- _Goal of the exercise_
In your copy, leave out the pictures; write out all the data exactly.
======
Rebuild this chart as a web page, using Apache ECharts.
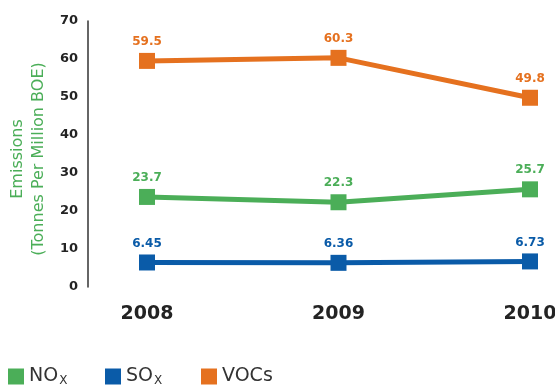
<!DOCTYPE html>
<html>
<head>
<meta charset="utf-8">
<script src="https://cdn.jsdelivr.net/npm/echarts@6/dist/echarts.min.js"></script>
<style>
html,body{margin:0;padding:0;background:#fff;}
#chart{width:555px;height:387px;}
</style>
</head>
<body>
<div id="chart"></div>
<script>
// Emissions intensity by year
const years = ['2008', '2009', '2010'];
const noxValues = [23.7, 22.3, 25.7];
const soxValues = [6.45, 6.36, 6.73];
const vocValues = [59.5, 60.3, 49.8];
const yTicks = [0, 10, 20, 30, 40, 50, 60, 70];
const seriesNames = ['NOx', 'SOx', 'VOCs'];

const GREEN = '#4bae58';
const BLUE = '#0a5ba8';
const ORANGE = '#e5711f';
const TEXT = '#232323';
const FONT = 'DejaVu Sans';

function lineSeries(name, data, color) {
  return {
    name: name,
    type: 'line',
    data: data,
    symbol: 'rect',
    symbolSize: 16,
    lineStyle: { color: color, width: 5 },
    itemStyle: { color: color },
    label: {
      show: true,
      position: 'top',
      distance: 5,
      color: color,
      fontFamily: FONT,
      fontWeight: 'bold',
      fontSize: 12
    },
    animation: false
  };
}

// legend entries with subscript X
const legendText = {
  NOx: '{a|NO}{s|X}',
  SOx: '{a|SO}{s|X}',
  VOCs: '{a|VOCs}'
};
const legendLeft = [3, 100, 196];

function legendFor(name, i) {
  return {
    left: legendLeft[i],
    top: 362,
    itemWidth: 16,
    itemHeight: 16,
    icon: 'rect',
    data: [name],
    formatter: function (n) { return legendText[n]; },
    textStyle: {
      color: TEXT,
      fontFamily: FONT,
      rich: {
        a: { fontSize: 19, fontFamily: FONT, color: '#333' },
        s: { fontSize: 12, fontFamily: FONT, color: '#333', verticalAlign: 'bottom', padding: [9, 0, 0, 1] }
      }
    }
  };
}

const chart = echarts.init(document.getElementById('chart'));
chart.setOption({
  backgroundColor: '#fff',
  animation: false,
  grid: { left: 147, right: 25, top: 21, bottom: 100, outerBoundsMode: 'none' },
  xAxis: {
    type: 'category',
    data: years,
    boundaryGap: false,
    axisLine: { show: false },
    axisTick: { show: false },
    axisLabel: {
      margin: 18,
      color: TEXT,
      fontFamily: FONT,
      fontSize: 19,
      fontWeight: 'bold'
    }
  },
  yAxis: {
    type: 'value',
    min: yTicks[0],
    max: yTicks[yTicks.length - 1],
    interval: 10,
    offset: 59,
    splitLine: { show: false },
    axisTick: { show: false },
    axisLine: { show: true, lineStyle: { color: '#333', width: 1.5 } },
    axisLabel: {
      margin: 10,
      color: TEXT,
      fontFamily: FONT,
      fontSize: 13,
      fontWeight: 'bold'
    },
    name: 'Emissions\n(Tonnes Per Million BOE)',
    nameLocation: 'middle',
    nameGap: 38,
    nameTextStyle: {
      color: GREEN,
      fontFamily: FONT,
      fontSize: 16,
      lineHeight: 21,
      padding: [0, 10, 0, 0]
    }
  },
  legend: seriesNames.map(legendFor),
  series: [
    lineSeries('NOx', noxValues, GREEN),
    lineSeries('SOx', soxValues, BLUE),
    lineSeries('VOCs', vocValues, ORANGE)
  ]
});
</script>
</body>
</html>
======
- _Worked solution_
Rebuild this chart as a web page, using Apache ECharts.
<!DOCTYPE html>
<html>
<head>
<meta charset="utf-8">
<script src="https://cdn.jsdelivr.net/npm/echarts@6/dist/echarts.min.js"></script>
<style>
html,body{margin:0;padding:0;background:#fff;}
#chart{width:555px;height:387px;}
</style>
</head>
<body>
<div id="chart"></div>
<script>
// Emissions intensity by year
const years = ['2008', '2009', '2010'];
const noxValues = [23.7, 22.3, 25.7];
const soxValues = [6.45, 6.36, 6.73];
const vocValues = [59.5, 60.3, 49.8];
const yTicks = [0, 10, 20, 30, 40, 50, 60, 70];
const seriesNames = ['NOx', 'SOx', 'VOCs'];

const GREEN = '#4bae58';
const BLUE = '#0a5ba8';
const ORANGE = '#e5711f';
const TEXT = '#232323';
const FONT = 'DejaVu Sans';

function lineSeries(name, data, color) {
  return {
    name: name,
    type: 'line',
    data: data,
    symbol: 'rect',
    symbolSize: 16,
    lineStyle: { color: color, width: 5 },
    itemStyle: { color: color },
    label: {
      show: true,
      position: 'top',
      distance: 5,
      color: color,
      fontFamily: FONT,
      fontWeight: 'bold',
      fontSize: 12
    },
    animation: false
  };
}

// legend entries with subscript X
const legendText = {
  NOx: '{a|NO}{s|X}',
  SOx: '{a|SO}{s|X}',
  VOCs: '{a|VOCs}'
};
const legendLeft = [3, 100, 196];

function legendFor(name, i) {
  return {
    left: legendLeft[i],
    top: 362,
    itemWidth: 16,
    itemHeight: 16,
    icon: 'rect',
    data: [name],
    formatter: function (n) { return legendText[n]; },
    textStyle: {
      color: TEXT,
      fontFamily: FONT,
      rich: {
        a: { fontSize: 19, fontFamily: FONT, color: '#333' },
        s: { fontSize: 12, fontFamily: FONT, color: '#333', verticalAlign: 'bottom', padding: [9, 0, 0, 1] }
      }
    }
  };
}

const chart = echarts.init(document.getElementById('chart'));
chart.setOption({
  backgroundColor: '#fff',
  animation: false,
  grid: { left: 147, right: 25, top: 21, bottom: 100, outerBoundsMode: 'none' },
  xAxis: {
    type: 'category',
    data: years,
    boundaryGap: false,
    axisLine: { show: false },
    axisTick: { show: false },
    axisLabel: {
      margin: 18,
      color: TEXT,
      fontFamily: FONT,
      fontSize: 19,
      fontWeight: 'bold'
    }
  },
  yAxis: {
    type: 'value',
    min: yTicks[0],
    max: yTicks[yTicks.length - 1],
    interval: 10,
    offset: 59,
    splitLine: { show: false },
    axisTick: { show: false },
    axisLine: { show: true, lineStyle: { color: '#333', width: 1.5 } },
    axisLabel: {
      margin: 10,
      color: TEXT,
      fontFamily: FONT,
      fontSize: 13,
      fontWeight: 'bold'
    },
    name: 'Emissions\n(Tonnes Per Million BOE)',
    nameLocation: 'middle',
    nameGap: 38,
    nameTextStyle: {
      color: GREEN,
      fontFamily: FONT,
      fontSize: 16,
      lineHeight: 21,
      padding: [0, 10, 0, 0]
    }
  },
  legend: seriesNames.map(legendFor),
  series: [
    lineSeries('NOx', noxValues, GREEN),
    lineSeries('SOx', soxValues, BLUE),
    lineSeries('VOCs', vocValues, ORANGE)
  ]
});
</script>
</body>
</html>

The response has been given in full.